Wonder Boy III: The Dragon’s Trap, Sega Master System

Wonder Boy III: The Dragon’s Trap is a platform adventure with RPG elements and it is considered to be one of the best games on the Master System. It was developed by Westone and published by Sega in 1989.

The game begins with you playing as Wonder Boy, on his way to confront the dragon in Monster Land. During a prologue boss battle the dragon curses the titular hero and turns him into a fire-breathing lizard, and the rest of the game is spent trying to figure out a way to turn back into human form. However, as the game progresses Wonder Boy goes through a number of transformations as he battles against “The Dragon’s Trap” – the curse that keeps turning him into different forms.

The format of the game is basically a platform game, although it does feature RPG elements, such as accessing an inventory to set your sword, shield and armour, plus selecting a secondary weapon that can be arrows, fireballs, boomerangs, tornado, and thunder (the secondary weapon is activated by pressing down and jump at the same time). By defeating enemies with your sword (or other offensive weapon, if the form you’re in doesn’t allow use of a sword) they will drop either money, secondary weapon ammo, or charm stones, and the idea is to collect these to help improve your defensive and offensive capabilities by buying things at shops.

As you explore the levels you’ll notice areas that you cannot access, and these become available as you change into different forms. To change form you have to beat the boss of a particular level, which you’ll eventually find hidden behind a door somewhere. The boss battles are actually excellent and one of the reasons why this game is so good. After defeating a boss a blue flame touches Wonder Boy and turns him into something else, usually making other areas of the game accessible, so there’s quite a bit of back-tracking to areas you’ve already been to, but which have now opened up other routes with your new abilities. The second transformation, for example, turns you into “Mouse-Man” a pint-sized boy with a sword and shield, but one that is capable of walking on any blocks that have a chequerboard pattern on them. He can even walk upside down, which makes for fun exploration.

There are five forms in total, including: Lizard-Man, who can breathe fire; the aforementioned Mouse-Man; Piranha-Man, who can swim effectively; Lion-Man, who is strong and has a wide sword swing arc (which can hit enemies above and below); Hawk-Man, who can fly to places the other forms cannot reach, and Hu-Man, which is Wonder Boy‘s original human form. Initially you can’t change form manually, but this changes when you reach a special room about a third of the way into the game.
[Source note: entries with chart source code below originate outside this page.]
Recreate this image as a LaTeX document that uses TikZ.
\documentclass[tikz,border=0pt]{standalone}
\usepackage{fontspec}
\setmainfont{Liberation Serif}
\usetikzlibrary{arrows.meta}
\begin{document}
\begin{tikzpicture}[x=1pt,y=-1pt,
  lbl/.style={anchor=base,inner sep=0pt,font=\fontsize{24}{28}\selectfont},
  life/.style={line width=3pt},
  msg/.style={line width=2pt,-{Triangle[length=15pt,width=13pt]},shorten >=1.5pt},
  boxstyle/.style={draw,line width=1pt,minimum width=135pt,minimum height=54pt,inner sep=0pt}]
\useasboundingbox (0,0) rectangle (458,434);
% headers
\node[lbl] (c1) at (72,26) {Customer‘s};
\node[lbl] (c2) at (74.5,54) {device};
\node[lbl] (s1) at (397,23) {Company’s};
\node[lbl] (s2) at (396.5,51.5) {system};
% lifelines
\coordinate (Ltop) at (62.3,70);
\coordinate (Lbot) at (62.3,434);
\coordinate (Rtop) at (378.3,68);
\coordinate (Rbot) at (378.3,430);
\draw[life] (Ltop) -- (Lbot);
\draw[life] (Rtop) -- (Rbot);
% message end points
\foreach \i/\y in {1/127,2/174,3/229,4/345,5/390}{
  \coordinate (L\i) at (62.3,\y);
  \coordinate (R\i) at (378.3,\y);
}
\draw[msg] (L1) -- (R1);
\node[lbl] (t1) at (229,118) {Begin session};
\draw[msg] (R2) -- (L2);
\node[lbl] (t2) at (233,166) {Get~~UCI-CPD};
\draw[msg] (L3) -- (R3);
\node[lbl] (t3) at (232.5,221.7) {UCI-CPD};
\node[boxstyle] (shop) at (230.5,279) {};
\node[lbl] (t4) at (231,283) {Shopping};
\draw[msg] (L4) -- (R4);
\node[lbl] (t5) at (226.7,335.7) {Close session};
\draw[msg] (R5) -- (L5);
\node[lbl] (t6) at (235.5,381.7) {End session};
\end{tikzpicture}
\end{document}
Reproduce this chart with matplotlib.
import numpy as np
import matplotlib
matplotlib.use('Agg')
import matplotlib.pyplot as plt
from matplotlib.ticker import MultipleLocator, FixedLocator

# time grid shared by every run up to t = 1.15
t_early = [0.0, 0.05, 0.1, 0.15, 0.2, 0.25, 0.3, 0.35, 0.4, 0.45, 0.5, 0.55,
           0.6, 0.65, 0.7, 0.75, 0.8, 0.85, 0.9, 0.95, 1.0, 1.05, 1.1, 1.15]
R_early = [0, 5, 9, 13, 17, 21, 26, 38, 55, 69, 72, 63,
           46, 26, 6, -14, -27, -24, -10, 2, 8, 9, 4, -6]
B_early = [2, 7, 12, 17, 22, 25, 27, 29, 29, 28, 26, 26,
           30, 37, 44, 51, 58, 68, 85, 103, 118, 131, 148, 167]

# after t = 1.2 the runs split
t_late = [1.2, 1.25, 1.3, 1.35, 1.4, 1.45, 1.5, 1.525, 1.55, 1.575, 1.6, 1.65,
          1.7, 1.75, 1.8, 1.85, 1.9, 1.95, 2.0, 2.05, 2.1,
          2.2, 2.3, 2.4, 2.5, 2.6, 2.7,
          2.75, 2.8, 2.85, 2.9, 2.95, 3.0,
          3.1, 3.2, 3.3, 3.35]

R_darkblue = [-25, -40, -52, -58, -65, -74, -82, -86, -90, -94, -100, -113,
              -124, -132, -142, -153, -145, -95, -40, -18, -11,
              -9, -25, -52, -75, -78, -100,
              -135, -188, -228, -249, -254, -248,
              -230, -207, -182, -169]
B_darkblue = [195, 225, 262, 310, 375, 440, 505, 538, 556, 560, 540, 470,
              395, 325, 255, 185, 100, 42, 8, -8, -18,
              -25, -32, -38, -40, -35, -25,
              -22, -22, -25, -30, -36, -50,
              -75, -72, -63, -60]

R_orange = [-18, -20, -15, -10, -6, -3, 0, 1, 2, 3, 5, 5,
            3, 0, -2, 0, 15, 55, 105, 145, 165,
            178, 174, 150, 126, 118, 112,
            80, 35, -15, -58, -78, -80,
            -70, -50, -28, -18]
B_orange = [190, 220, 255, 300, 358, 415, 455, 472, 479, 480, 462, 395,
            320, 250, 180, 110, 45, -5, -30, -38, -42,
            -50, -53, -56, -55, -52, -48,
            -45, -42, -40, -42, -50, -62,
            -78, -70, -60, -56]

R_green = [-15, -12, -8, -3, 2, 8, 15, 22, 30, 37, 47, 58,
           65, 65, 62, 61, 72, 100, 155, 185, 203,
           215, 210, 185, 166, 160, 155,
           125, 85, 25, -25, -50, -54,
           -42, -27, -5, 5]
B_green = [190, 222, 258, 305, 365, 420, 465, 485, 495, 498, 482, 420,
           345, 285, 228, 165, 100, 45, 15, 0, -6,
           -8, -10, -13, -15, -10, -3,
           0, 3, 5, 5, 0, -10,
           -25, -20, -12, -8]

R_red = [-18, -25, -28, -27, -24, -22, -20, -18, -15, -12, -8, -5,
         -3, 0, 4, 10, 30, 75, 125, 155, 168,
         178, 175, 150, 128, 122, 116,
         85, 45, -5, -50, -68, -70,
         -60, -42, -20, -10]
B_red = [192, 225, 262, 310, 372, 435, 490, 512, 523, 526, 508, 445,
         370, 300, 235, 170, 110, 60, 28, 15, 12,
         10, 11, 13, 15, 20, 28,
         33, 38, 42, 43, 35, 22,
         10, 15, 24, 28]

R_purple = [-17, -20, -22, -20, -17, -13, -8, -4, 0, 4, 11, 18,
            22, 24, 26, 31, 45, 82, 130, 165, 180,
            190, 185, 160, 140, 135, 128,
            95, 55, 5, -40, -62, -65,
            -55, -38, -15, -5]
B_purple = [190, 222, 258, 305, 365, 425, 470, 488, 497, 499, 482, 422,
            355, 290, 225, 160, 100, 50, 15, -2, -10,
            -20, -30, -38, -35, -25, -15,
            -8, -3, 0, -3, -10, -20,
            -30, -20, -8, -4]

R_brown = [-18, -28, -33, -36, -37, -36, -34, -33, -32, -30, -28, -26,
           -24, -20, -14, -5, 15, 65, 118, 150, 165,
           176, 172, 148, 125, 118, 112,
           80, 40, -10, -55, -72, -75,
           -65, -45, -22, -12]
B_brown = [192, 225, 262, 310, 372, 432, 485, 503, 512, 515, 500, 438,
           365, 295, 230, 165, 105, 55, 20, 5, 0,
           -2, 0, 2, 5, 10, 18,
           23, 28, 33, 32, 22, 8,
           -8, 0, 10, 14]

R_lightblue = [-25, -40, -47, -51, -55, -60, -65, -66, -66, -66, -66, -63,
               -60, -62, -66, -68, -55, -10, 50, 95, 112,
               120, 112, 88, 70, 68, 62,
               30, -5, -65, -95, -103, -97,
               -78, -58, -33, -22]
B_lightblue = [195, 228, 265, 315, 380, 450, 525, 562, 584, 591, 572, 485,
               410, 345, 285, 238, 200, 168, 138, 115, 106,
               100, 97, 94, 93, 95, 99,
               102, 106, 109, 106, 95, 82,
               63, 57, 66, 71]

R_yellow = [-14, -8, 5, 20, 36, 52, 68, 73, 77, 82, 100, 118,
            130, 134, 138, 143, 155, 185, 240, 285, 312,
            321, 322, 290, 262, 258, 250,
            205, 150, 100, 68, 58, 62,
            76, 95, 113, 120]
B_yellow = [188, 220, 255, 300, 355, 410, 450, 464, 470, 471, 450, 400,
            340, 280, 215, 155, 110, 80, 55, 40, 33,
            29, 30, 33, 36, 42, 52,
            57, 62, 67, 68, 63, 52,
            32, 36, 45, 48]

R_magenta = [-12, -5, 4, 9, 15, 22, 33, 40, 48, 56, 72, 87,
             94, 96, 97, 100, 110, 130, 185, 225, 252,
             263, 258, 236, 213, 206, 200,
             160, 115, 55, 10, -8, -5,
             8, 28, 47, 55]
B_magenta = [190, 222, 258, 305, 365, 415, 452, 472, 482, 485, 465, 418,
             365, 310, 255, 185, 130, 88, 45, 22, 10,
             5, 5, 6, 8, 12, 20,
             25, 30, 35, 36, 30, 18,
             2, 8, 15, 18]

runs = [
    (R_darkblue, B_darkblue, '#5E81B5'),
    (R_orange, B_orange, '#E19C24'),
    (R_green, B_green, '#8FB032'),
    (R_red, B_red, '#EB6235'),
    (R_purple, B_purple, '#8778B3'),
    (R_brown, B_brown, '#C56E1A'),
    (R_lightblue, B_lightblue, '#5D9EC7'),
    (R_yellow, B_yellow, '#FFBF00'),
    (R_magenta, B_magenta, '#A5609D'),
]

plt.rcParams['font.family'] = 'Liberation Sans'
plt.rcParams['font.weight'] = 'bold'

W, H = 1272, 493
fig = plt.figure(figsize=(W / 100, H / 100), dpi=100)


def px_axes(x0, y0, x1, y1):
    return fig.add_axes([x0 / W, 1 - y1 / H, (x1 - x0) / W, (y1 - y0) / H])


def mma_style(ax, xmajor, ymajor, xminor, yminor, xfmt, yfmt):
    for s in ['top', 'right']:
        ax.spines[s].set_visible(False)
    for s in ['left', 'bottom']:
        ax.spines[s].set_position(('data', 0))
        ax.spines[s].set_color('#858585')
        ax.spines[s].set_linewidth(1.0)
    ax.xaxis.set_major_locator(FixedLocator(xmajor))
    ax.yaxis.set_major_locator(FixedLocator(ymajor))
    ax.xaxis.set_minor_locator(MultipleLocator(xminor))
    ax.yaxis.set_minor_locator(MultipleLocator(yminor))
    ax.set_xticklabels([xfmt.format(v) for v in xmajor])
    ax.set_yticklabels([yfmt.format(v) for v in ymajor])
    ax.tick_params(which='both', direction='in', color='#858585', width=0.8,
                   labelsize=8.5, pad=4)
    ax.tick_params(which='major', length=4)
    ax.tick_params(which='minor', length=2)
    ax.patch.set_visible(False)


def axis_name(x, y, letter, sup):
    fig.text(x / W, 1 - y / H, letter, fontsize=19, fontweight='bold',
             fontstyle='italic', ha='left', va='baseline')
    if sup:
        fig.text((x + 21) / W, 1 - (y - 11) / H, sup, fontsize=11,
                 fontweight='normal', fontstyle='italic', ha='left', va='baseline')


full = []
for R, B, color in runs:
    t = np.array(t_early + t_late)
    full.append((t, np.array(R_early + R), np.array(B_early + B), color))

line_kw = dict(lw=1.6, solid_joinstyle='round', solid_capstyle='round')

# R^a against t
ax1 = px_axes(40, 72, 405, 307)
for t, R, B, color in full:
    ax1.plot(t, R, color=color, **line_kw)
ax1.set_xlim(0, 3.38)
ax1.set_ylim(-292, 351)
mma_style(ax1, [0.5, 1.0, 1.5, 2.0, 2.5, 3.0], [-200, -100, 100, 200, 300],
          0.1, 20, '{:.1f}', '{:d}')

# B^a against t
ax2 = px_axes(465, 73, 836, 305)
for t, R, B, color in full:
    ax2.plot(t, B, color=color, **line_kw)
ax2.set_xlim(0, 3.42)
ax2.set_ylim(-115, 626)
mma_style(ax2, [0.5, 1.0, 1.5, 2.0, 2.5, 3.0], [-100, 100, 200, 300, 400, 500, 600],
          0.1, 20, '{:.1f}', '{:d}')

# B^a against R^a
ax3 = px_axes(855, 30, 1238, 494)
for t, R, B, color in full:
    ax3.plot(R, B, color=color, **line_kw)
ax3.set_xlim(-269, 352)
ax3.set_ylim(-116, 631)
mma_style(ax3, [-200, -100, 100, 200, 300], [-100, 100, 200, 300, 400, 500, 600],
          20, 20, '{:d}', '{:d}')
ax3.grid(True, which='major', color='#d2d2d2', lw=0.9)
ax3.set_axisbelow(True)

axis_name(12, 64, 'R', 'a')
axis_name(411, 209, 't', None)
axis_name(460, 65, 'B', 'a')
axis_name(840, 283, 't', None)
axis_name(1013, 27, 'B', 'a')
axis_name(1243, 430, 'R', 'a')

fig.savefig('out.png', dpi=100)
Once you reach this room you can stand on a platform and choose which form you want to change into.

The kind of weapons and armour you choose to equip are also important. Dragon Mail, for example, might not be as protective as other armour, but it allows you to walk through lava without getting damaged. When you find and equip the Thunder Sabre, this allows you hit and break certain blocks to allow access to otherwise unreachable areas. There’s even a magical sword that allows you to create blocks along certain walls, so that you can make your own platforms. It’s important to experiment with different items to see if they are helpful beyond the obvious.

Wonder Boy III: The Dragon’s Trap is packed full of secrets, including five hidden boss dragons that can only be accessed by having 99 charm stones and also by knowing where the doors are to open them. The game also has beautiful, colourful, varied graphics; interesting level designs; superb game mechanics, and wonderful, memorable music. It’s challenging, with a well-designed difficulty curve, and is still great fun to play to this day. In my opinion Wonder Boy III: The Dragon’s Trap is the best game on the Master System – it’s a retro-gaming masterpiece.